PORTLAND — Under an acrylic case in an exhibition I curated about my mother, the writer Ursula K. Le Guin (1929–2018), sits the first typewriter she purchased. Compact and impossibly heavy, the machine comes from an era of word production so distant as to feel alien. The keyboard has no exclamation point. To create the favorite punctuation of tyrants and optimists, one must type an apostrophe, then backspace and type a period.
The Underwood waited in my parents’ attic for decades as Ursula and the world moved on to electronic typewriters and eventually to computers. I hoped visitors to A Larger Reality, at Oregon Contemporary through February 8, could experience a little of the residual magic that I find clings to it, pecking out whatever they please, taking home the original and leaving a carbon copy for posterity.
Ursula K. Le Guin's Underwood typewriter (photo by Mario Gallucci, courtesy Oregon Contemporary)

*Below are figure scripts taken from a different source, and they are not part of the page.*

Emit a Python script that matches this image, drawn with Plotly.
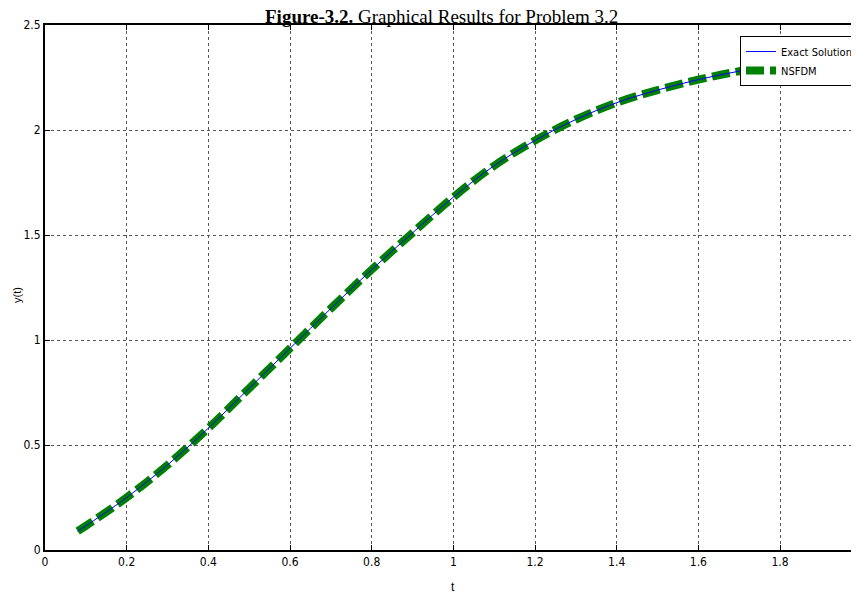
import plotly.graph_objects as go

t_values = [0.08, 0.1, 0.2, 0.3, 0.4, 0.5, 0.6, 0.7, 0.8, 0.9, 1.0,
            1.1, 1.2, 1.3, 1.4, 1.5, 1.6, 1.7, 1.8, 1.9]
exact_values = [0.09, 0.115, 0.25, 0.405, 0.58, 0.77, 0.96, 1.15, 1.335, 1.51, 1.68,
                1.83, 1.95, 2.05, 2.13, 2.19, 2.24, 2.28, 2.31, 2.33]
nsfdm_values = [0.09, 0.115, 0.25, 0.405, 0.58, 0.77, 0.96, 1.15, 1.335, 1.51, 1.68,
                1.83, 1.95, 2.05, 2.13, 2.19, 2.24, 2.28, 2.31, 2.33]
x_ticks = [0, 0.2, 0.4, 0.6, 0.8, 1, 1.2, 1.4, 1.6, 1.8]
y_ticks = [0, 0.5, 1, 1.5, 2, 2.5]

narrow = "Liberation Sans Narrow, Arial Narrow, DejaVu Sans Condensed, Liberation Sans"
tick_font = dict(family=narrow, size=12, color="black")

fig = go.Figure()
fig.add_trace(go.Scatter(
    x=t_values, y=nsfdm_values, mode="lines", name="NSFDM",
    line=dict(color="#008000", width=8, dash="18px,6px", shape="spline"),
))
fig.add_trace(go.Scatter(
    x=t_values, y=exact_values, mode="lines", name="Exact Solution",
    line=dict(color="#0000ff", width=1, shape="spline"),
))

fig.update_layout(
    width=851, height=586,
    margin=dict(l=37, r=1, t=17, b=44),
    paper_bgcolor="white", plot_bgcolor="white",
    showlegend=True,
    legend=dict(
        x=1, xanchor="right", y=0.979, yanchor="top",
        bgcolor="white", bordercolor="black", borderwidth=1,
        font=dict(family=narrow, size=11, color="black"),
        traceorder="reversed", itemwidth=30, tracegroupgap=0,
    ),
    annotations=[
        dict(
            text="<b>Figure-3.2.</b> Graphical Results for Problem 3.2",
            xref="paper", yref="paper", x=(441 - 45) / 813, y=1.0,
            xanchor="center", yanchor="bottom", yshift=-4, showarrow=False,
            font=dict(family="Liberation Serif, Times New Roman", size=19, color="black"),
        ),
        dict(
            text="t", xref="paper", yref="paper", x=(453 - 45) / 813, y=0,
            xanchor="center", yanchor="middle", yshift=-37, showarrow=False,
            font=dict(family="Liberation Sans", size=12, color="black"),
        ),
        dict(
            text="y(t)", xref="paper", yref="paper", x=0, y=(550 - 295) / 525,
            xanchor="center", yanchor="middle", xshift=-28, textangle=-90,
            showarrow=False,
            font=dict(family="Liberation Sans", size=11, color="black"),
        ),
    ],
)

fig.update_xaxes(
    range=[0, 1.991], tickvals=x_ticks, ticktext=[str(v) for v in x_ticks],
    ticks="inside", ticklen=5, tickcolor="black", tickwidth=1,
    showline=True, linecolor="black", linewidth=2, mirror="ticks",
    showgrid=True, gridcolor="#555555", griddash="dot", gridwidth=1,
    zeroline=False, tickfont=tick_font, automargin=False,
)
fig.update_yaxes(
    range=[0, 2.5], tickvals=y_ticks, ticktext=[str(v) for v in y_ticks],
    ticks="inside", ticklen=5, tickcolor="black", tickwidth=1,
    showline=True, linecolor="black", linewidth=2, mirror=False,
    showgrid=True, gridcolor="#555555", griddash="dot", gridwidth=1,
    zeroline=False, tickfont=tick_font, automargin=False,
)

fig.write_html("out.html")
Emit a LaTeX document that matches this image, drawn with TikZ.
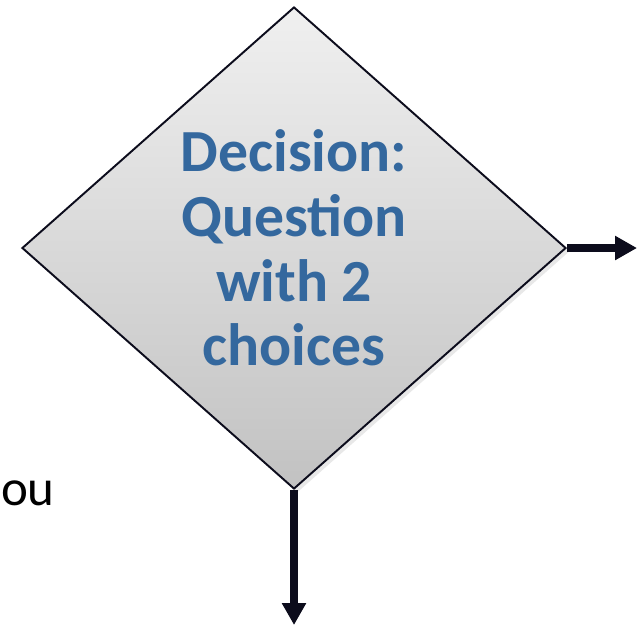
\documentclass[tikz,border=0pt]{standalone}
\usepackage{fontspec}
\setmainfont{Carlito}
\usetikzlibrary{arrows.meta,shapes.geometric,shadows}

\definecolor{qblue}{RGB}{52,104,158}
\definecolor{ink}{RGB}{12,12,28}

\begin{document}
\begin{tikzpicture}[
	decision/.style={diamond, draw=ink, line width=1.1pt, inner sep=0pt,
		top color=gray!12, bottom color=gray!48,
		drop shadow={shadow xshift=2pt, shadow yshift=-2pt, opacity=.18}},
	flow/.style={draw=ink, line width=4pt, -{Triangle[length=.44cm,width=.46cm]}}
	]
			\useasboundingbox (0,0) rectangle (12.88,-12.58);
			
			\node[decision, minimum width=10.88cm, minimum height=9.64cm,
				align=center, text=qblue, font=\bfseries\fontsize{34}{36.8}\selectfont]
				(dec) at (5.88,-4.96) {Decision:\\Question\\with 2\\choices};
			
			\coordinate (yes) at (12.74,-4.96); \draw[flow] (dec.east) -- (yes);
			\coordinate (no) at (5.88,-12.5); \draw[flow] (dec.south) -- (no);
			
			\node[anchor=base east, inner sep=0pt, font=\fontsize{29}{32}\selectfont] (cut) at (1.1,-10.1) {ou};
			\end{tikzpicture}
\end{document}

I’m happiest when the case is removed and the gallery is filled with the sound of metal meeting paper. Visitors who’ve never used a manual typewriter, or who don’t touch type, peck tentatively. Others engage physically, producing the familiar percussive clack-clack sound of my childhood. Either way, I feel I’m sharing not just a machine but a sacred trust with strangers who love my mother’s writing and words in general.
People type poetry, memoir, fiction, epistles, articles, political statements, and fan mail on the Underwood. Some offer short tributes to Ursula or variations on “I can’t believe I’m typing on Ursula K. Le Guin’s typewriter.” Others compose prose or poetry on the spot. A few write nothing, go home to draft several pages, and return later to type something polished.
A scan of one of Le Guin's replies to fan mail (image courtesy Ursula K. Le Guin Foundation)
One visitor’s letter wondered how Ursula would feel knowing that her writing and cultural presence are no longer her own after death. The question is apt for me as curator and literary executor. Even a very private writer, while she is alive, exercises a restraining influence on people’s ability to misinterpret her words or life story. I can take comfort in my mother’s respect for the agency and necessity of readers in creating literature. For many years, her stock fan mail reply was a thank-you note, in her handwriting, acknowledging that “a book is just a box of words until a reader opens it.”
Over the past year, I’ve experienced cycles of grief and joy as I pored over my mother’s letters, manuscripts, and drawings to exhibit. I listened to hours of her voice, recreated an oak tree from her childhood and the room she wrote in from my childhood home. Curating an exhibition about your parent is a strange experience. Many visitors intuit this; the most common question I’m asked about the exhibition is what my mother would think about it.